Safety filters for industrial constrained systems are required to combine certified constraint satisfaction, predictable online computation, and a transparent tuning interface. Existing set-based filters are based on a well-established control invariant set design that scales favorably with state and input constraints, but typically intervene only at the set boundary. Control barrier function (CBF)-based filters, by contrast, provide tunable intervention but require a scalar barrier construction. This paper proposes a set-based CBF safety filter that turns a convex control invariant set directly into a tunable barrier via its Minkowski functional.
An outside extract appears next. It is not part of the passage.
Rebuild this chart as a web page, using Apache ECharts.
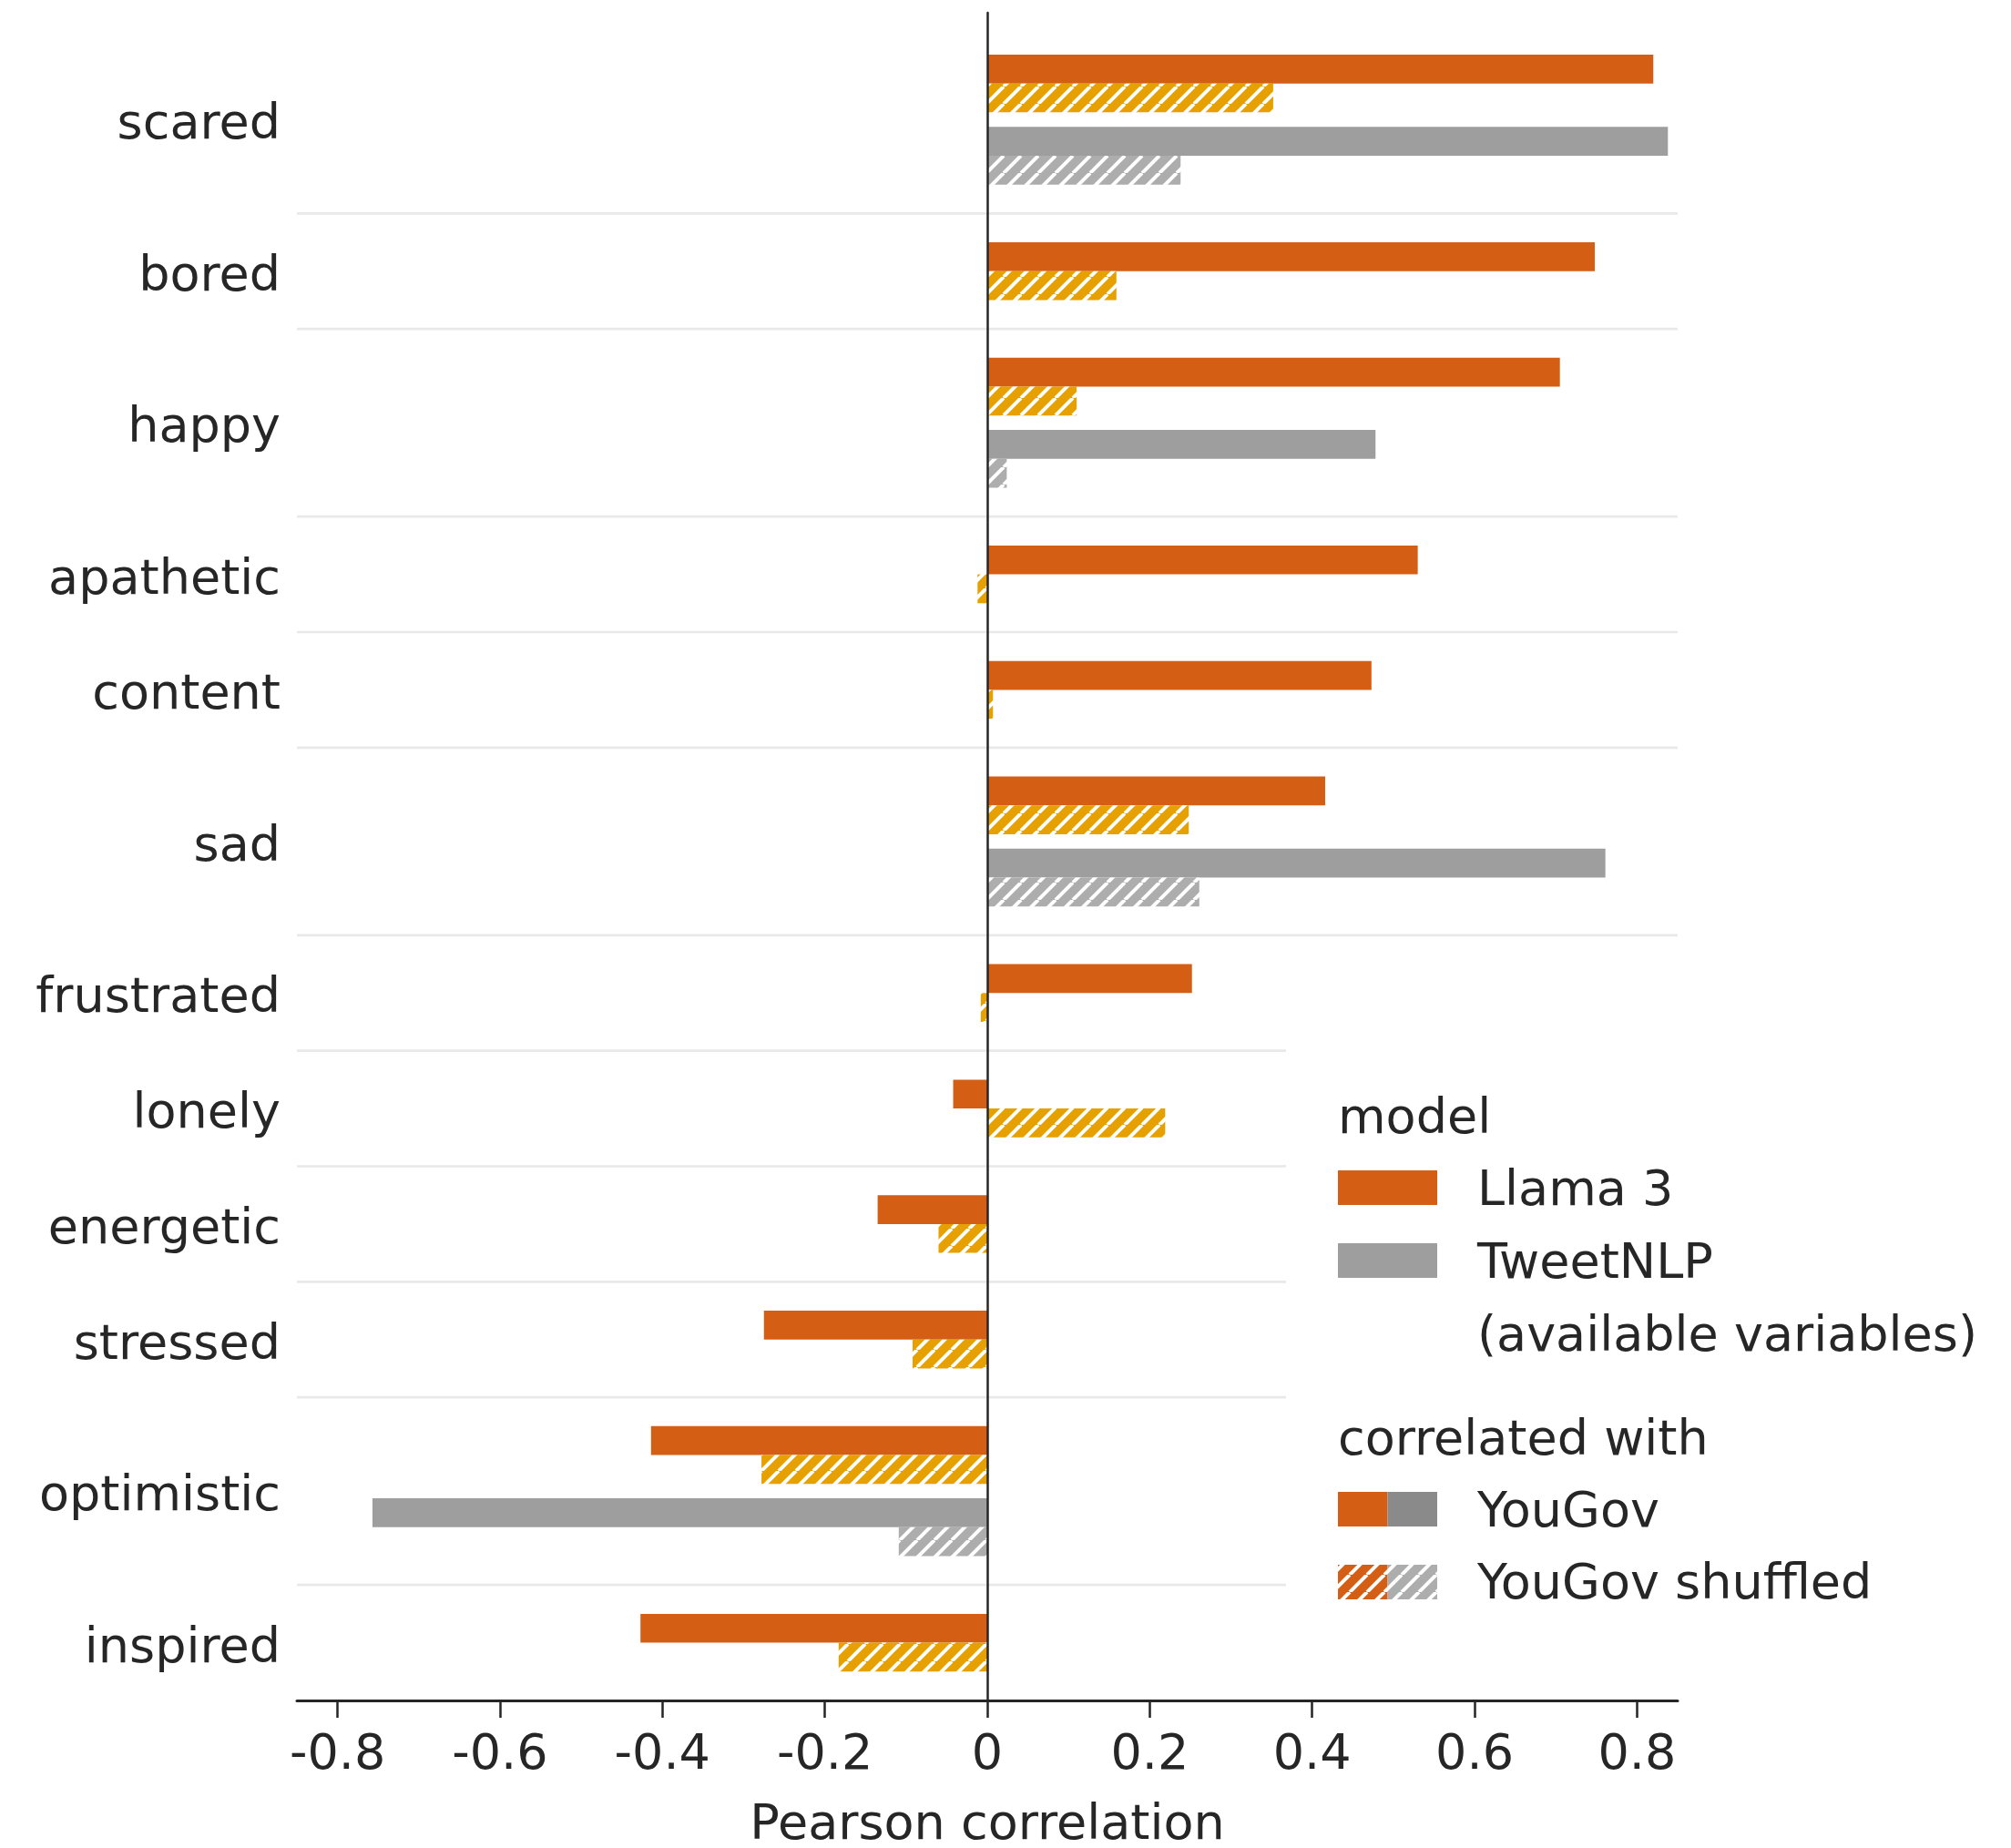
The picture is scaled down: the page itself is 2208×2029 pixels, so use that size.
<!DOCTYPE html>
<html>
<head>
<meta charset="utf-8">
<script src="https://cdn.jsdelivr.net/npm/echarts@6/dist/echarts.min.js"></script>
<style>
  html, body { margin: 0; padding: 0; background: #fff; }
  #chart { width: 2208px; height: 2029px; }
</style>
</head>
<body>
<div id="chart"></div>
<script>
// emotions, top to bottom
var categories = ['scared', 'bored', 'happy', 'apathetic', 'content', 'sad',
    'frustrated', 'lonely', 'energetic', 'stressed', 'optimistic', 'inspired'];

// Pearson correlation with YouGov / shuffled YouGov
var llama = [0.820, 0.748, 0.705, 0.530, 0.473, 0.416, 0.252, -0.042, -0.135, -0.275, -0.414, -0.427];
var llamaShuffled = [0.352, 0.159, 0.110, -0.012, 0.007, 0.248, -0.008, 0.219, -0.060, -0.092, -0.278, -0.183];
// TweetNLP only has some of the variables
var tweetnlp = [0.838, null, 0.478, null, null, 0.761, null, null, null, null, -0.757, null];
var tweetnlpShuffled = [0.238, null, 0.024, null, null, 0.261, null, null, null, null, -0.109, null];

var xTicks = [-0.8, -0.6, -0.4, -0.2, 0, 0.2, 0.4, 0.6, 0.8];

var FONT = '"DejaVu Sans", "Noto Sans", sans-serif';
var TEXT = '#262626';
var ORANGE = '#d45f14';
var YELLOW = '#e6a000';
var GRAY = '#9e9e9e';
var GRAY_HATCH = '#adadad';
var GRAY_DARK = '#8a8a8a';

function hatch(color) {
    var s = 19;
    var c = document.createElement('canvas');
    c.width = s;
    c.height = s;
    var ctx = c.getContext('2d');
    ctx.fillStyle = color;
    ctx.fillRect(0, 0, s, s);
    ctx.strokeStyle = '#ffffff';
    ctx.lineWidth = 4;
    ctx.beginPath();
    for (var k = -1; k <= 1; k++) {
        ctx.moveTo(k * s, s);
        ctx.lineTo(k * s + s, 0);
    }
    ctx.stroke();
    return {image: c, repeat: 'repeat'};
}

// row layout in "bar" units: pad, bars, (gap, bars), pad
var pad = 1, gap = 0.5;
var rowTop = [], rowH = [];
var acc = 0;
categories.forEach(function (c, i) {
    var h = 2 * pad + 2 + (tweetnlp[i] != null ? 2 + gap : 0);
    rowTop.push(acc);
    rowH.push(h);
    acc += h;
});
var yMax = acc;
var yMin = -0.45;
var xMin = -0.85, xMax = 0.85;

function barData(values, offset) {
    var out = [];
    values.forEach(function (v, i) {
        if (v != null) out.push([v, rowTop[i] + pad + offset]);
    });
    return out;
}

function renderBar(fill) {
    return function (params, api) {
        var v = api.value(0), y = api.value(1);
        var a = api.coord([0, y]);
        var b = api.coord([v, y + 1]);
        return {
            type: 'rect',
            shape: {x: Math.min(a[0], b[0]), y: a[1], width: Math.abs(b[0] - a[0]), height: b[1] - a[1]},
            style: {fill: fill}
        };
    };
}

var separators = rowTop.slice(1).map(function (t) { return [xMin, t]; });
var labelData = categories.map(function (c, i) { return [xMin, rowTop[i] + rowH[i] / 2, c]; });

function legendText(x, y, text) {
    return {type: 'text', z: 51, x: x, y: y + 5, style: {
        text: text, font: '54px ' + FONT, fill: TEXT, verticalAlign: 'middle', textVerticalAlign: 'middle'
    }};
}

var myChart = echarts.init(document.getElementById('chart'));

var option = {
    animation: false,
    backgroundColor: '#ffffff',
    grid: {left: 326, right: 366, top: 14, bottom: 162, outerBoundsMode: 'none', containLabel: false},
    xAxis: {
        type: 'value',
        min: xMin,
        max: xMax,
        name: 'Pearson correlation',
        nameLocation: 'middle',
        nameGap: 111,
        nameTextStyle: {fontSize: 54, fontFamily: FONT, color: TEXT},
        axisLine: {show: true, onZero: false, lineStyle: {color: TEXT, width: 3}},
        axisTick: {show: true, length: 19, customValues: xTicks, lineStyle: {color: TEXT, width: 2.5}},
        axisLabel: {
            customValues: xTicks,
            margin: 34,
            fontSize: 54,
            fontFamily: FONT,
            color: TEXT,
            formatter: function (v) { return v === 0 ? '0' : v.toFixed(1); }
        },
        splitLine: {show: false}
    },
    yAxis: {
        type: 'value',
        inverse: true,
        min: yMin,
        max: yMax,
        z: 10,
        axisLine: {show: true, onZero: true, lineStyle: {color: TEXT, width: 2.5}},
        axisTick: {show: false},
        axisLabel: {show: false},
        splitLine: {show: false}
    },
    series: [
        {
            type: 'custom',
            name: 'separators',
            z: 1,
            silent: true,
            data: separators,
            renderItem: function (params, api) {
                var a = api.coord([api.value(0), api.value(1)]);
                var b = api.coord([xMax, api.value(1)]);
                return {
                    type: 'line',
                    shape: {x1: a[0], y1: a[1], x2: b[0], y2: b[1]},
                    style: {stroke: '#e9e9e9', lineWidth: 2.7}
                };
            }
        },
        {
            type: 'custom',
            name: 'labels',
            silent: true,
            data: labelData,
            renderItem: function (params, api) {
                var p = api.coord([api.value(0), api.value(1)]);
                return {
                    type: 'text',
                    x: p[0] - 18,
                    y: p[1] + 7,
                    style: {
                        text: labelData[params.dataIndex][2],
                        fill: TEXT,
                        font: '54px ' + FONT,
                        align: 'right',
                        verticalAlign: 'middle'
                    }
                };
            }
        },
        {type: 'custom', name: 'Llama 3', z: 3, data: barData(llama, 0), renderItem: renderBar(ORANGE)},
        {type: 'custom', name: 'Llama 3 shuffled', z: 3, data: barData(llamaShuffled, 1), renderItem: renderBar(hatch(YELLOW))},
        {type: 'custom', name: 'TweetNLP', z: 3, data: barData(tweetnlp, 2 + gap), renderItem: renderBar(GRAY)},
        {type: 'custom', name: 'TweetNLP shuffled', z: 3, data: barData(tweetnlpShuffled, 3 + gap), renderItem: renderBar(hatch(GRAY_HATCH))}
    ],
    graphic: {
        elements: [
            {type: 'rect', z: 50, shape: {x: 1412, y: 1120, width: 796, height: 690}, style: {fill: '#ffffff'}},
            legendText(1469, 1225, 'model'),
            {type: 'rect', z: 51, shape: {x: 1469, y: 1285, width: 109, height: 38}, style: {fill: ORANGE}},
            legendText(1622, 1304, 'Llama 3'),
            {type: 'rect', z: 51, shape: {x: 1469, y: 1365, width: 109, height: 38}, style: {fill: GRAY}},
            legendText(1622, 1384, 'TweetNLP'),
            legendText(1622, 1464, '(available variables)'),
            legendText(1469, 1578, 'correlated with'),
            {type: 'rect', z: 51, shape: {x: 1469, y: 1638, width: 54.5, height: 38}, style: {fill: ORANGE}},
            {type: 'rect', z: 51, shape: {x: 1523.5, y: 1638, width: 54.5, height: 38}, style: {fill: GRAY_DARK}},
            legendText(1622, 1657, 'YouGov'),
            {type: 'rect', z: 51, shape: {x: 1469, y: 1718, width: 54.5, height: 38}, style: {fill: hatch(ORANGE)}},
            {type: 'rect', z: 51, shape: {x: 1523.5, y: 1718, width: 54.5, height: 38}, style: {fill: hatch(GRAY_HATCH)}},
            legendText(1622, 1736, 'YouGov shuffled')
        ]
    }
};

myChart.setOption(option);
</script>
</body>
</html>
The resulting filter is formulated as a single-level quadratic program (QP) in which one class-Ke parameter sets the intervention aggressiveness. Explicit convex formulations are derived for polytopic, zonotopic, and MPC-based invariant sets. Under standard bounded-disturbance assumptions, the resulting safety filter guarantees constraint satisfaction and asymptotic recovery into the invariant set. For tight real-time budgets, a learning-based approximation enables online acceleration, while the formal safety guarantees remain tied to the exact formulation. The method is validated in numerical studies and on a permanent-magnet synchronous motor drive, where an explicit QP implementation evaluates within a 150 microseconds sampling window and has a worst-case execution time of 28.04 microseconds.